The way you manage money as a couple can evolve over time. In a new relationship, you may keep accounts and finances completely separate. Over time, moving toward jointly managed finances can work as understanding and trust builds.
Getting to know each other’s money management style will be important in developing a system that works for both of you. Determine if you are primarily a saver or spender, frugal or extravagant, cautious or careless. If your approach to money matches, things will be easier to negotiate. If your money management styles are very different, identify the areas in which you will agree and disagree to head off problems before they start.
Good communication, openness and transparency are key to successfully managing a common financial life and keeping arguments over money to a minimum. Even if one spouse or partner generally manages the finances, it is not a good idea for the other to be totally in the dark. Agree together on the overall family money plan and review the details on a regular basis. Good money management is the responsibility of both parties.
The first step to effectively managing money as a couple is to get organized. Get copies of your bank and investment account statements, property deeds and vehicle and other equipment titles. Find your mortgage paperwork, outstanding credit card balances and all other debt information. With these items in hand, you can prepare a net worth statement for each of you. Next, write down your monthly income and expenses by category. Understand what is necessary and what is discretionary. Developing a budget that fits into your joint income will be important.
Next, get a copy of your credit scores.

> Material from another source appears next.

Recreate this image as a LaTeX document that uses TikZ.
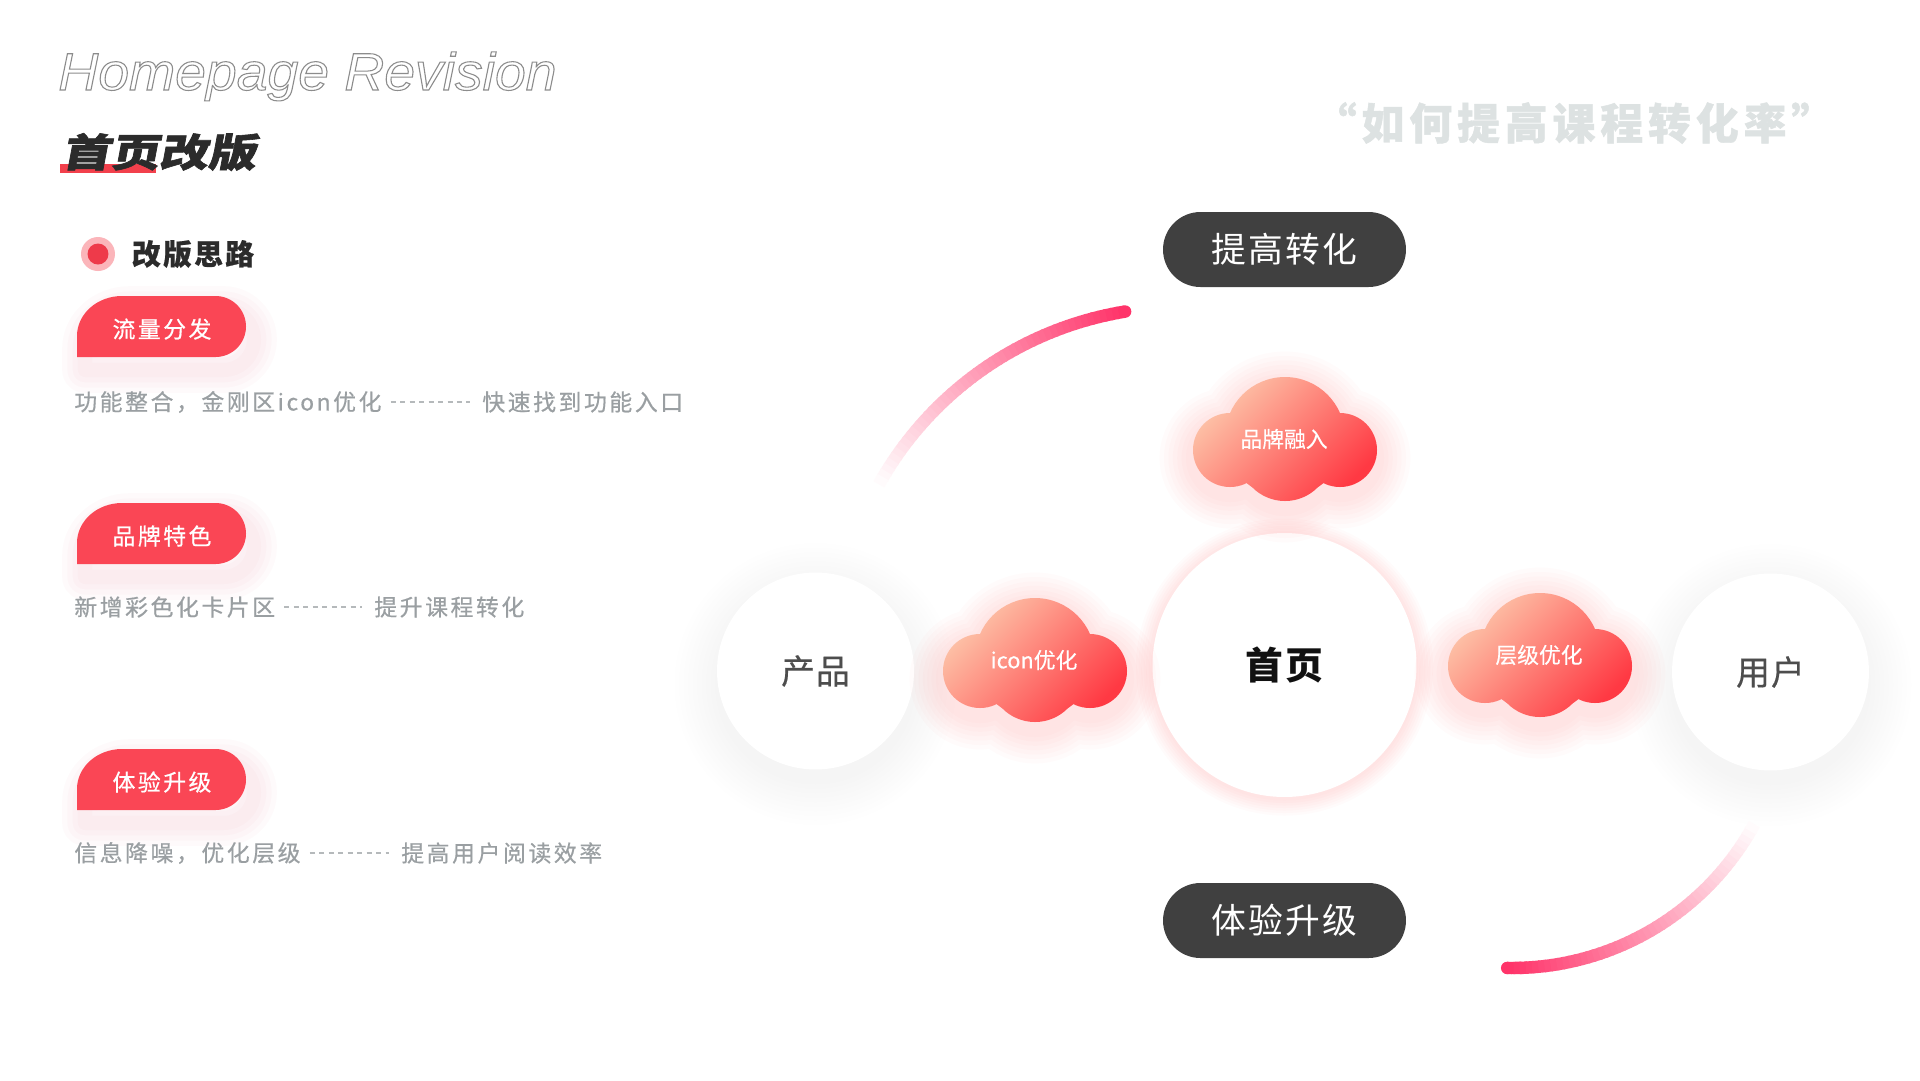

Do not open joint bank accounts or take on joint debt if one of you has a bad credit score. Be aware that you will be “co-scored” if you comingle your finances.
Establish financial goals and priorities as a couple. Determine what you need to save and invest to put your children through college and for you to retire. Agree on large purchases, like a house, vehicles and vacations. Knowing what you can afford today and what you need for the future will be helpful in avoiding arguments.
Depending on how far you as a couple choose to integrate your finances, opening a separate bank account may make sense to pay joint bills, such as a mortgage, utilities, groceries, travel and others. If you open a joint account, know you are both responsible for overdrafts and that both of you could withdraw funds from it. Agree on how much and when each of you will contribute to the separate account.
Keeping some financial separation may be good, but that is a personal decision each couple must make. Maybe you each keep your own bank account and credit card. If this is your choice, perhaps, after you agree on spending limits, you do not need to check in on every item you purchase. Agree to pay your credit card balance fully each month to avoid “debt creep” and unnecessary interest charges.
One partner may be the main earner, or incomes might be significantly different. The main earner can consent to transfer an agreed amount to the other so he or she also has funds to spend. A stay-at-home spouse or partner is working too by managing the household and, as the case may be, taking care of children.
There is no right or wrong approach for all couples. Remember, you are a team. Work together to figure out the best way to handle money.